** Start of COLLECTED MATERIAL **

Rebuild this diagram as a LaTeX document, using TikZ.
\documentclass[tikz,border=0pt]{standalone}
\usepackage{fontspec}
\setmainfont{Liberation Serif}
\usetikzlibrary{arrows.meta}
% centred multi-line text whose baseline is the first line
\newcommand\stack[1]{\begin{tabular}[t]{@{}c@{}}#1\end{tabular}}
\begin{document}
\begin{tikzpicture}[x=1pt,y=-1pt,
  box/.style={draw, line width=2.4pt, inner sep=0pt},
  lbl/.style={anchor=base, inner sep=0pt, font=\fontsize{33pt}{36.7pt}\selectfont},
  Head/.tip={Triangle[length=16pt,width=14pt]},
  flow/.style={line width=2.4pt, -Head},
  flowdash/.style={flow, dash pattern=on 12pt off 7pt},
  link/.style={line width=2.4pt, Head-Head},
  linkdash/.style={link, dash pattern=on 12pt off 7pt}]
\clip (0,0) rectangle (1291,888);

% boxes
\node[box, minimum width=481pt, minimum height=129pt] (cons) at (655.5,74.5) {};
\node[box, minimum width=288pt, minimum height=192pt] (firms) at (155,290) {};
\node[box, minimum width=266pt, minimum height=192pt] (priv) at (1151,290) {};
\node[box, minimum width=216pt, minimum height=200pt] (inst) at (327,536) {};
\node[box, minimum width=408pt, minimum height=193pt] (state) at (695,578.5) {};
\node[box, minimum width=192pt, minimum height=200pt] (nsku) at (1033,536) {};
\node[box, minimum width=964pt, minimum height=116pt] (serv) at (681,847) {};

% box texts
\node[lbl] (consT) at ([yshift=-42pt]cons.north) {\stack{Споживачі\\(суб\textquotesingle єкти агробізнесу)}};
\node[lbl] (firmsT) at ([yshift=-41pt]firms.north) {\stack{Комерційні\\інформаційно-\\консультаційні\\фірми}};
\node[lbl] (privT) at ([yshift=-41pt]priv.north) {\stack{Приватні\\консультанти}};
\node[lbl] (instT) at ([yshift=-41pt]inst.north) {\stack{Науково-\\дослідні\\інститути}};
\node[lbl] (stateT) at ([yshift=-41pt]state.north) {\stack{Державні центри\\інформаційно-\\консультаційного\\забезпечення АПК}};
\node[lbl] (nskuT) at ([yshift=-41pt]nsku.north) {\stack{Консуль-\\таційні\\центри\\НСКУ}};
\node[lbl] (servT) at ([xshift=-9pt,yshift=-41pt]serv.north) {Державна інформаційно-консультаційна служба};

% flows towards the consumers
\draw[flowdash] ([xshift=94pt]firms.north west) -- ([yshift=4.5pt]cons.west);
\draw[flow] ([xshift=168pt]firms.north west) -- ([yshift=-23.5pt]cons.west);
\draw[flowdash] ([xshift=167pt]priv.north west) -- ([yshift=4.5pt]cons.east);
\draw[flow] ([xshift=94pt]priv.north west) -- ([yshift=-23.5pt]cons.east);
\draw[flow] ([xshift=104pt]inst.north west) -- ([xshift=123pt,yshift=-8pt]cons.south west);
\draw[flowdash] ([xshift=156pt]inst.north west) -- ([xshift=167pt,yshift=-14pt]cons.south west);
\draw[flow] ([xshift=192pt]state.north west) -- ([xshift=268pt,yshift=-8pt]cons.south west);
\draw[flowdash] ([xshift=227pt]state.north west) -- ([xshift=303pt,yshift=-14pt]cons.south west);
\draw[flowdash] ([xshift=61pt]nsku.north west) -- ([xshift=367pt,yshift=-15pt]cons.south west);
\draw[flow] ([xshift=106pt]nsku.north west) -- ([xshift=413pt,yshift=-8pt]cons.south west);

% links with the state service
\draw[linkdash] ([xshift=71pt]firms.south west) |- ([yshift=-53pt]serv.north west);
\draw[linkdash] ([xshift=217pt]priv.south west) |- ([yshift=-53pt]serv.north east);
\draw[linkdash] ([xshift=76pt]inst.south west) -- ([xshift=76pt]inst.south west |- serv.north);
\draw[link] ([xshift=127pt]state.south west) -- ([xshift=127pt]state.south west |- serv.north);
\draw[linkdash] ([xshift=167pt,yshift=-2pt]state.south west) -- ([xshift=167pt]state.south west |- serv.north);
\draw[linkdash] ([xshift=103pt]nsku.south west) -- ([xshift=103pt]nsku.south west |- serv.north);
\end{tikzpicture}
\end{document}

** End of COLLECTED MATERIAL **

§ **PROMPT**
Please repeat the listing exactly, with nothing left out.

§ **SOLUTION TO THIS PROBLEM**
Rebuild this diagram as a LaTeX document, using TikZ.
\documentclass[tikz,border=0pt]{standalone}
\usepackage{fontspec}
\setmainfont{Liberation Serif}
\usetikzlibrary{arrows.meta}
% centred multi-line text whose baseline is the first line
\newcommand\stack[1]{\begin{tabular}[t]{@{}c@{}}#1\end{tabular}}
\begin{document}
\begin{tikzpicture}[x=1pt,y=-1pt,
  box/.style={draw, line width=2.4pt, inner sep=0pt},
  lbl/.style={anchor=base, inner sep=0pt, font=\fontsize{33pt}{36.7pt}\selectfont},
  Head/.tip={Triangle[length=16pt,width=14pt]},
  flow/.style={line width=2.4pt, -Head},
  flowdash/.style={flow, dash pattern=on 12pt off 7pt},
  link/.style={line width=2.4pt, Head-Head},
  linkdash/.style={link, dash pattern=on 12pt off 7pt}]
\clip (0,0) rectangle (1291,888);

% boxes
\node[box, minimum width=481pt, minimum height=129pt] (cons) at (655.5,74.5) {};
\node[box, minimum width=288pt, minimum height=192pt] (firms) at (155,290) {};
\node[box, minimum width=266pt, minimum height=192pt] (priv) at (1151,290) {};
\node[box, minimum width=216pt, minimum height=200pt] (inst) at (327,536) {};
\node[box, minimum width=408pt, minimum height=193pt] (state) at (695,578.5) {};
\node[box, minimum width=192pt, minimum height=200pt] (nsku) at (1033,536) {};
\node[box, minimum width=964pt, minimum height=116pt] (serv) at (681,847) {};

% box texts
\node[lbl] (consT) at ([yshift=-42pt]cons.north) {\stack{Споживачі\\(суб\textquotesingle єкти агробізнесу)}};
\node[lbl] (firmsT) at ([yshift=-41pt]firms.north) {\stack{Комерційні\\інформаційно-\\консультаційні\\фірми}};
\node[lbl] (privT) at ([yshift=-41pt]priv.north) {\stack{Приватні\\консультанти}};
\node[lbl] (instT) at ([yshift=-41pt]inst.north) {\stack{Науково-\\дослідні\\інститути}};
\node[lbl] (stateT) at ([yshift=-41pt]state.north) {\stack{Державні центри\\інформаційно-\\консультаційного\\забезпечення АПК}};
\node[lbl] (nskuT) at ([yshift=-41pt]nsku.north) {\stack{Консуль-\\таційні\\центри\\НСКУ}};
\node[lbl] (servT) at ([xshift=-9pt,yshift=-41pt]serv.north) {Державна інформаційно-консультаційна служба};

% flows towards the consumers
\draw[flowdash] ([xshift=94pt]firms.north west) -- ([yshift=4.5pt]cons.west);
\draw[flow] ([xshift=168pt]firms.north west) -- ([yshift=-23.5pt]cons.west);
\draw[flowdash] ([xshift=167pt]priv.north west) -- ([yshift=4.5pt]cons.east);
\draw[flow] ([xshift=94pt]priv.north west) -- ([yshift=-23.5pt]cons.east);
\draw[flow] ([xshift=104pt]inst.north west) -- ([xshift=123pt,yshift=-8pt]cons.south west);
\draw[flowdash] ([xshift=156pt]inst.north west) -- ([xshift=167pt,yshift=-14pt]cons.south west);
\draw[flow] ([xshift=192pt]state.north west) -- ([xshift=268pt,yshift=-8pt]cons.south west);
\draw[flowdash] ([xshift=227pt]state.north west) -- ([xshift=303pt,yshift=-14pt]cons.south west);
\draw[flowdash] ([xshift=61pt]nsku.north west) -- ([xshift=367pt,yshift=-15pt]cons.south west);
\draw[flow] ([xshift=106pt]nsku.north west) -- ([xshift=413pt,yshift=-8pt]cons.south west);

% links with the state service
\draw[linkdash] ([xshift=71pt]firms.south west) |- ([yshift=-53pt]serv.north west);
\draw[linkdash] ([xshift=217pt]priv.south west) |- ([yshift=-53pt]serv.north east);
\draw[linkdash] ([xshift=76pt]inst.south west) -- ([xshift=76pt]inst.south west |- serv.north);
\draw[link] ([xshift=127pt]state.south west) -- ([xshift=127pt]state.south west |- serv.north);
\draw[linkdash] ([xshift=167pt,yshift=-2pt]state.south west) -- ([xshift=167pt]state.south west |- serv.north);
\draw[linkdash] ([xshift=103pt]nsku.south west) -- ([xshift=103pt]nsku.south west |- serv.north);
\end{tikzpicture}
\end{document}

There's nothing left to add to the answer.